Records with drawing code
-- begin --
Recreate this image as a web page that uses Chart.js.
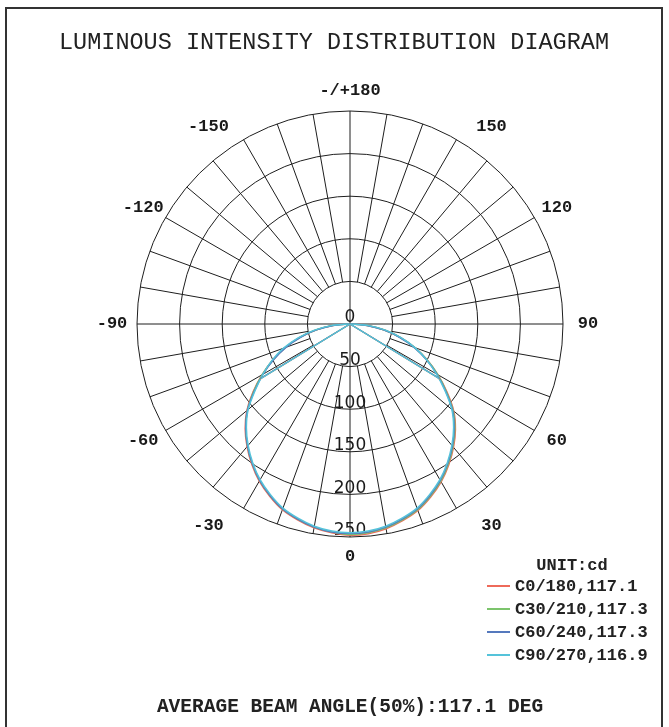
<!DOCTYPE html>
<html>
<head>
<meta charset="utf-8">
<script src="https://cdn.jsdelivr.net/npm/chart.js@4.4.1/dist/chart.umd.min.js"></script>
<style>
  html, body { margin: 0; padding: 0; background: #fff; }
  #wrap { position: relative; width: 669px; height: 727px; overflow: hidden; }
  #frame { position: absolute; left: 5px; top: 7px; width: 654px; height: 760px; border: 2px solid #333; }
  canvas { position: absolute; left: 0; top: 0; }
  .txt { position: absolute; font-family: "Liberation Mono", "DejaVu Sans Mono", monospace; color: #222; white-space: nowrap; line-height: 1; }
  .mid { transform: translate(-50%, -50%); }
  .bold { font-weight: bold; }
  .swatch { position: absolute; width: 23px; height: 2px; }
</style>
</head>
<body>
<div id="wrap">
  <div id="frame"></div>
  <canvas id="lidc" width="669" height="727"></canvas>
  <div class="txt mid" style="left:334px; top:43px; font-size:23.5px;">LUMINOUS INTENSITY DISTRIBUTION DIAGRAM</div>
  <div class="txt mid bold" style="left:572px; top:565px; font-size:17px;">UNIT:cd</div>
  <div id="legend"></div>
  <div class="txt mid bold" style="left:350px; top:708px; font-size:19.5px;">AVERAGE BEAM ANGLE(50%):117.1 DEG</div>
</div>
<script>
// gamma angles (deg) of the measured points, C-plane pair left (-) / right (+)
const gammas = [-90, -85, -80, -75, -70, -65, -60, -55, -50, -45, -40, -35, -30, -25, -20, -15, -10, -5,
  0, 5, 10, 15, 20, 25, 30, 35, 40, 45, 50, 55, 60, 65, 70, 75, 80, 85, 90]

// intensity in cd
const c0Values = [1, 20, 40, 61, 81, 100, 119, 139, 158, 174, 188, 201, 213, 223, 232, 238, 243, 246,
  248, 247, 244, 239, 233, 224, 214, 202, 189, 175, 159, 139, 119, 100, 81, 61, 41, 20, 1]
const c30Values = [1, 21, 41, 61, 81, 100, 119, 138, 157, 173, 187, 200, 212, 222, 231, 237, 242, 245,
  247, 246, 243, 238, 232, 223, 213, 201, 188, 174, 158, 138, 119, 100, 81, 61, 41, 21, 1]
const c60Values = [1, 20, 40, 60, 80, 99, 118, 137, 157, 173, 187, 200, 212, 222, 231, 237, 242, 245,
  246, 245, 242, 237, 231, 222, 212, 200, 187, 173, 157, 137, 118, 99, 80, 60, 40, 20, 1]
const c90Values = [1, 22, 43, 63, 83, 101, 118, 136, 156, 172, 186, 199, 211, 221, 230, 236, 241, 244,
  245, 244, 241, 236, 230, 221, 211, 199, 186, 172, 156, 136, 117, 99, 81, 62, 43, 22, 1]

const seriesNames = ['C0/180', 'C30/210', 'C60/240', 'C90/270']
const beamAngles = [117.1, 117.3, 117.3, 116.9]
const seriesValues = [c0Values, c30Values, c60Values, c90Values]
const seriesColors = ['#ee6a5a', '#7cc46c', '#5579bd', '#55c3da']

const tickValues = [0, 50, 100, 150, 200, 250]
const angleLabels = [180, 150, 120, 90, 60, 30, 0, -30, -60, -90, -120, -150]

// radar spokes every 5 deg, clockwise from the top (180) round to -175
const spokeStep = 5
const spokes = []
for (let i = 0; i < 360 / spokeStep; i++) spokes.push(180 - i * spokeStep)
const gammaToIndex = g => (180 - g) / spokeStep

const datasets = seriesValues.map((vals, s) => ({
  label: seriesNames[s],
  data: spokes.map(g => {
    const k = gammas.indexOf(g)
    return k >= 0 ? vals[k] : null
  }),
  borderColor: seriesColors[s],
  borderWidth: 1.5,
  pointRadius: 0,
  fill: false,
  tension: 0.2,
  order: seriesValues.length - s
}))

// legend
const legend = document.getElementById('legend')
seriesNames.forEach((name, s) => {
  const y = 586 + s * 23
  const sw = document.createElement('div')
  sw.className = 'swatch'
  sw.style.left = '487px'
  sw.style.top = (y - 1) + 'px'
  sw.style.background = seriesColors[s]
  legend.appendChild(sw)
  const t = document.createElement('div')
  t.className = 'txt bold'
  t.style.left = '515px'
  t.style.top = y + 'px'
  t.style.fontSize = '17px'
  t.style.transform = 'translateY(-50%)'
  t.textContent = name + ',' + beamAngles[s].toFixed(1)
  legend.appendChild(t)
})

const axisText = {
  id: 'axisText',
  beforeDatasetsDraw(chart) {
    const r = chart.scales.r
    const ctx = chart.ctx
    ctx.save()
    ctx.fillStyle = '#1a1a1a'
    ctx.textAlign = 'center'
    ctx.textBaseline = 'middle'
    // intensity ticks down the 0 deg spoke
    ctx.font = '17px "DejaVu Sans"'
    tickValues.forEach(v => {
      const p = r.getPointPosition(gammaToIndex(0), r.getDistanceFromCenterForValue(v))
      ctx.fillText(String(v), p.x, p.y - 6)
    })
    // gamma labels round the outside
    ctx.font = 'bold 17px "Liberation Mono"'
    angleLabels.forEach(g => {
      const p = r.getPointPosition(gammaToIndex(g), r.drawingArea + 20)
      const side = Math.sign(Math.round(p.x - r.xCenter))
      const diag = Math.abs(Math.abs(g) - 90) === 60
      const x = p.x + side * (5 + (diag ? 20 : 0))
      const y = p.y + (diag && p.y < r.yCenter ? 5 : 0)
      ctx.fillText(g === 180 ? '-/+180' : String(g), x, y)
    })
    ctx.restore()
  },
  afterDatasetsDraw(chart) {
    // beam angle lines: centre to the 50% point on each side
    const r = chart.scales.r
    const ctx = chart.ctx
    ctx.save()
    ctx.lineWidth = 1.2
    seriesValues.forEach((vals, s) => {
      const half = beamAngles[s] / 2
      const d = r.getDistanceFromCenterForValue(Math.max(...vals) / 2)
      ctx.strokeStyle = seriesColors[s]
      ;[half, -half].forEach(g => {
        const p = r.getPointPosition(gammaToIndex(g), d)
        ctx.beginPath()
        ctx.moveTo(r.xCenter, r.yCenter)
        ctx.lineTo(p.x, p.y)
        ctx.stroke()
      })
    })
    ctx.restore()
  }
}

const chart = new Chart(document.getElementById('lidc').getContext('2d'), {
  type: 'radar',
  data: { labels: spokes, datasets: datasets },
  options: {
    responsive: false,
    animation: false,
    layout: { padding: { left: 137, right: 106, top: 111, bottom: 190 } },
    plugins: { legend: { display: false }, tooltip: { enabled: false } },
    scales: {
      r: {
        min: 0,
        max: 250,
        startAngle: 0,
        ticks: { display: false, stepSize: 50 },
        pointLabels: { display: false },
        grid: { circular: true, color: '#1e1e1e', lineWidth: 1 },
        angleLines: {
          color: '#1e1e1e',
          lineWidth: c => ((180 - c.index * spokeStep) % 10 === 0 ? 1 : 0),
          borderDash: c => {
            const g = 180 - c.index * spokeStep
            if (g % 90 === 0) return []
            const inner = c.chart.scales.r.getDistanceFromCenterForValue(50)
            return [0, inner, 2000]
          }
        }
      }
    }
  },
  plugins: [axisText]
})
</script>
</body>
</html>
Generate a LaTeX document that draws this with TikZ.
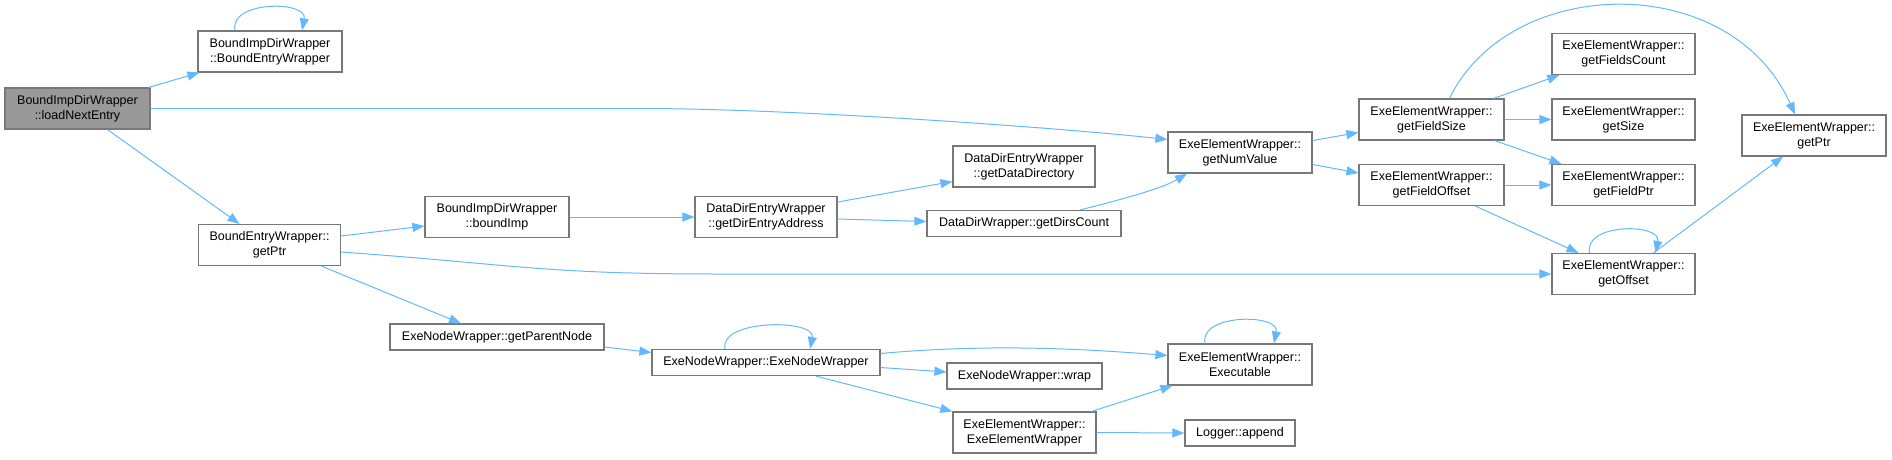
\documentclass[tikz,border=0pt]{standalone}
\usepackage{fontspec}
\setmainfont{Liberation Sans}
\usepackage{tikz}
\usetikzlibrary{arrows.meta,positioning,calc}

\definecolor{callblue}{HTML}{63B8FF}
\definecolor{boxline}{HTML}{787878}
\definecolor{rootfill}{HTML}{999999}

\begin{document}
\begin{tikzpicture}[
    x=1pt, y=-1pt,
    font=\fontsize{12.5}{15}\selectfont,
    fn/.style={draw=boxline, line width=1.2pt, fill=white, inner xsep=3pt, inner ysep=0pt,
      align=center, minimum height=41pt, minimum width=144pt},
    fn1/.style={fn, minimum height=26pt},
    root/.style={fn, fill=rootfill},
    call/.style={draw=callblue, line width=1pt, -{Triangle[length=12pt, width=9pt]}}
  ]
  \useasboundingbox (0,0) rectangle (1892,459);

  % functions
  \node[root, minimum width=145pt] (lne) at (77.5,108.5) {BoundImpDirWrapper\\::loadNextEntry};
  \node[fn] (bewctor) at (270,51.5) {BoundImpDirWrapper\\::BoundEntryWrapper};
  \node[fn, minimum width=142pt] (bgetptr) at (269.5,245) {BoundEntryWrapper::\\getPtr};
  \node[fn] (boundimp) at (497,217) {BoundImpDirWrapper\\::boundImp};
  \node[fn1, minimum width=214pt] (parentnode) at (497,337) {ExeNodeWrapper::getParentNode};
  \node[fn, minimum width=142pt] (direntry) at (766,217) {DataDirEntryWrapper\\::getDirEntryAddress};
  \node[fn, minimum width=142pt] (datadir) at (1024,166.5) {DataDirEntryWrapper\\::getDataDirectory};
  \node[fn1, minimum width=194pt] (dirscount) at (1024,223.5) {DataDirWrapper::getDirsCount};
  \node[fn] (numvalue) at (1240,152.5) {ExeElementWrapper::\\getNumValue};
  \node[fn1, minimum width=228pt] (nodector) at (766,362.5) {ExeNodeWrapper::ExeNodeWrapper};
  \node[fn1, minimum width=155pt] (wrap) at (1024.5,376) {ExeNodeWrapper::wrap};
  \node[fn, minimum width=143pt] (elemctor) at (1024.5,432.5) {ExeElementWrapper::\\ExeElementWrapper};
  \node[fn] (executable) at (1240,364.5) {ExeElementWrapper::\\Executable};
  \node[fn1, minimum width=110pt] (append) at (1240,433) {Logger::append};
  \node[fn, minimum width=145pt] (fieldsize) at (1431.5,119.5) {ExeElementWrapper::\\getFieldSize};
  \node[fn, minimum width=145pt] (fieldoffset) at (1431.5,185) {ExeElementWrapper::\\getFieldOffset};
  \node[fn, minimum width=143pt] (fieldscount) at (1623.5,54) {ExeElementWrapper::\\getFieldsCount};
  \node[fn, minimum width=143pt] (getsize) at (1623.5,119.5) {ExeElementWrapper::\\getSize};
  \node[fn, minimum width=143pt] (fieldptr) at (1623.5,185) {ExeElementWrapper::\\getFieldPtr};
  \node[fn, minimum width=143pt] (offset) at (1623.5,274) {ExeElementWrapper::\\getOffset};
  \node[fn] (eptr) at (1814,135.5) {ExeElementWrapper::\\getPtr};

  % calls
  \draw[call] ($(lne.north east)+(-2,0)$) -- ($(bewctor.south west)+(2,0)$);
  \draw[call] ($(bewctor.north)+(-35,0)$) .. controls +(-6,-30) and +(6,-30) .. ($(bewctor.north)+(32,0)$);
  \draw[call] (lne.east) -- ++(490,0) .. controls +(150,0) and +(-110,-12) .. ($(numvalue.west)+(0,-13)$);
  \draw[call] ($(lne.south)+(30,0)$) -- ($(bgetptr.north)+(-30,0)$);
  \draw[call] ($(bgetptr.east)+(0,-9)$) -- ($(boundimp.west)+(0,9)$);
  \draw[call] ($(bgetptr.east)+(0,7)$) .. controls +(180,13) and +(-180,0) .. ($(offset.west)+(-830,0)$) -- (offset.west);
  \draw[call] ($(bgetptr.south)+(52,0)$) -- ($(parentnode.north)+(-36,0)$);
  \draw[call] (boundimp.east) -- (direntry.west);
  \draw[call] ($(direntry.east)+(0,-15)$) -- ($(datadir.west)+(0,15)$);
  \draw[call] ($(direntry.east)+(0,2)$) -- ($(dirscount.west)+(0,-2)$);
  \draw[call] ($(dirscount.north)+(56,0)$) .. controls +(40,-10) and +(-25,15) .. ($(numvalue.south)+(-53,0)$);
  \draw[call] ($(numvalue.east)+(0,-12)$) -- ($(fieldsize.west)+(0,13)$);
  \draw[call] ($(numvalue.east)+(0,12)$) -- ($(fieldoffset.west)+(0,-12)$);
  \draw[call] ($(fieldsize.north)+(18,0)$) .. controls +(60,-124) and +(-65,-145) .. ($(eptr.north)+(-19,0)$);
  \draw[call] ($(fieldsize.north east)+(-11,0)$) -- ($(fieldscount.south west)+(8,0)$);
  \draw[call] (fieldsize.east) -- (getsize.west);
  \draw[call] ($(fieldsize.south east)+(-10,0)$) -- ($(fieldptr.north west)+(10,0)$);
  \draw[call] (fieldoffset.east) -- (fieldptr.west);
  \draw[call] ($(fieldoffset.south)+(44,0)$) -- ($(offset.north)+(-45,0)$);
  \draw[call] ($(offset.north)+(-34,0)$) .. controls +(-6,-30) and +(6,-30) .. ($(offset.north)+(32,0)$);
  \draw[call] ($(offset.north)+(30,0)$) -- ($(eptr.south)+(-31,0)$);
  \draw[call] ($(parentnode.east)+(0,10)$) -- ($(nodector.west)+(0,-10)$);
  \draw[call] ($(nodector.north)+(-41,0)$) .. controls +(-6,-30) and +(6,-30) .. ($(nodector.north)+(44,0)$);
  \draw[call] ($(nodector.east)+(0,-9)$) .. controls +(100,-9) and +(-100,-8) .. ($(executable.west)+(0,-9)$);
  \draw[call] ($(nodector.east)+(0,5)$) -- ($(wrap.west)+(0,-4)$);
  \draw[call] ($(nodector.south)+(50,0)$) -- (elemctor.north west);
  \draw[call] ($(executable.north)+(-35,0)$) .. controls +(-6,-30) and +(6,-30) .. ($(executable.north)+(34,0)$);
  \draw[call] ($(elemctor.north east)+(-5,0)$) -- ($(executable.south west)+(5,0)$);
  \draw[call] (elemctor.east) -- (append.west);
\end{tikzpicture}
\end{document}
-- end --
→ SHORT TASK:
Your task is to transcribe exactly the lines starting at the line that contains "Generate a LaTeX" and ending at the line that contains "(0,0) rectangle (1892,459);", both included. Leave out the pictures.

→ EXERCISE SOLUTION:
Generate a LaTeX document that draws this with TikZ.
\documentclass[tikz,border=0pt]{standalone}
\usepackage{fontspec}
\setmainfont{Liberation Sans}
\usepackage{tikz}
\usetikzlibrary{arrows.meta,positioning,calc}

\definecolor{callblue}{HTML}{63B8FF}
\definecolor{boxline}{HTML}{787878}
\definecolor{rootfill}{HTML}{999999}

\begin{document}
\begin{tikzpicture}[
    x=1pt, y=-1pt,
    font=\fontsize{12.5}{15}\selectfont,
    fn/.style={draw=boxline, line width=1.2pt, fill=white, inner xsep=3pt, inner ysep=0pt,
      align=center, minimum height=41pt, minimum width=144pt},
    fn1/.style={fn, minimum height=26pt},
    root/.style={fn, fill=rootfill},
    call/.style={draw=callblue, line width=1pt, -{Triangle[length=12pt, width=9pt]}}
  ]
  \useasboundingbox (0,0) rectangle (1892,459);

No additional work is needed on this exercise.